- **Problem statement**: From the listing below, select every line where the word "draw" appears.

- **Supplied material**:
##########

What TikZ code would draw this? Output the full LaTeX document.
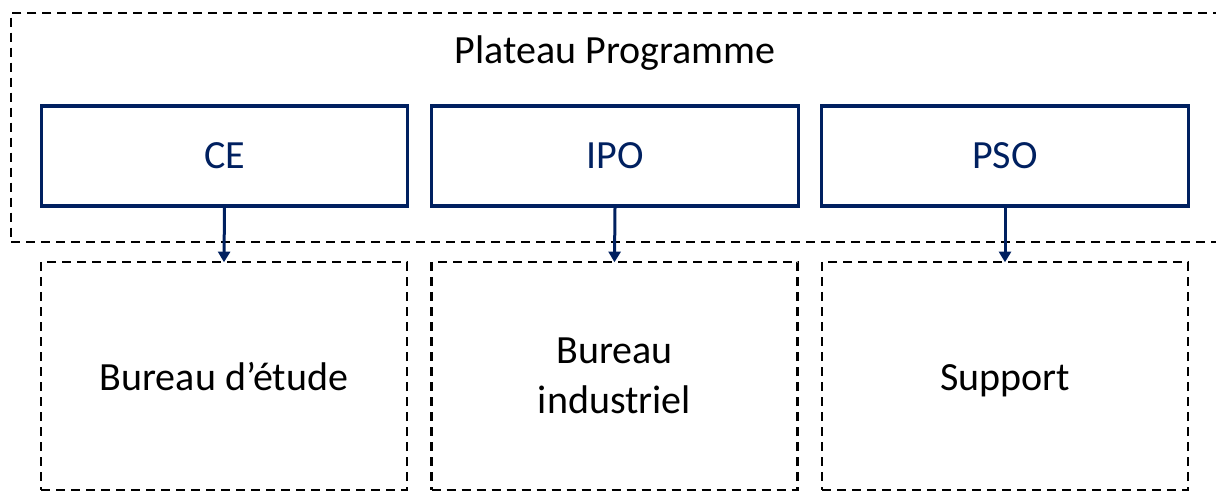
\documentclass[tikz,border=0pt]{standalone}
\usepackage{fontspec}
\setmainfont{Carlito}
\usetikzlibrary{arrows.meta}
\definecolor{navy}{RGB}{0,32,96}
\tikzset{every picture/.style={line width=0.75pt}}
\tikzset{
  dashbox/.style={draw=black, line width=1.6pt, dash pattern={on 6.75pt off 4.5pt}},
  rolebox/.style={draw=navy, line width=2.4pt, text=navy, minimum width=275pt, minimum height=75pt, inner sep=0pt, font=\fontsize{30}{36}\selectfont},
  unitbox/.style={dashbox, minimum width=274.5pt, minimum height=171pt, inner sep=0pt, align=center, font=\fontsize{30}{37.5}\selectfont},
  oneline/.style={text height=25.5pt, text depth=4.5pt},
  link/.style={draw=navy, line width=2.25pt, -{Triangle[width=9pt,length=8pt]}, shorten >=-1pt}
}
\begin{document}
\begin{tikzpicture}[x=0.75pt,y=0.75pt,yscale=-1,xscale=1]
\useasboundingbox (0,0) rectangle (1216,491);
\clip (0,0) rectangle (1216,491);

% Plateau
\node [dashbox, minimum width=908pt, minimum height=171.75pt, inner sep=0pt] (plateau) at (616.5,127.5) {};
\node [font=\fontsize{30}{36}\selectfont] (titre) at (615,53) {Plateau Programme};

% roles
\node [rolebox] (ce) at (224.5,156) {CE};
\node [rolebox] (ipo) at (615,156) {IPO};
\node [rolebox] (pso) at (1005,156) {PSO};

% services
\node [unitbox, oneline] (be) at (224,376) {Bureau d’étude};
\node [unitbox] (bi) at (614.5,376) {Bureau\\industriel};
\node [unitbox, oneline] (sup) at (1005,376) {Support};

% liens
\draw [link] (ce.south) -- (be.north);
\draw [link] (ipo.south) -- (bi.north);
\draw [link] (pso.south) -- (sup.north);

\end{tikzpicture}
\end{document}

##########

- **Solution to the exercise**:
What TikZ code would draw this? Output the full LaTeX document.
  dashbox/.style={draw=black, line width=1.6pt, dash pattern={on 6.75pt off 4.5pt}},
  rolebox/.style={draw=navy, line width=2.4pt, text=navy, minimum width=275pt, minimum height=75pt, inner sep=0pt, font=\fontsize{30}{36}\selectfont},
  link/.style={draw=navy, line width=2.25pt, -{Triangle[width=9pt,length=8pt]}, shorten >=-1pt}
\draw [link] (ce.south) -- (be.north);
\draw [link] (ipo.south) -- (bi.north);
\draw [link] (pso.south) -- (sup.north);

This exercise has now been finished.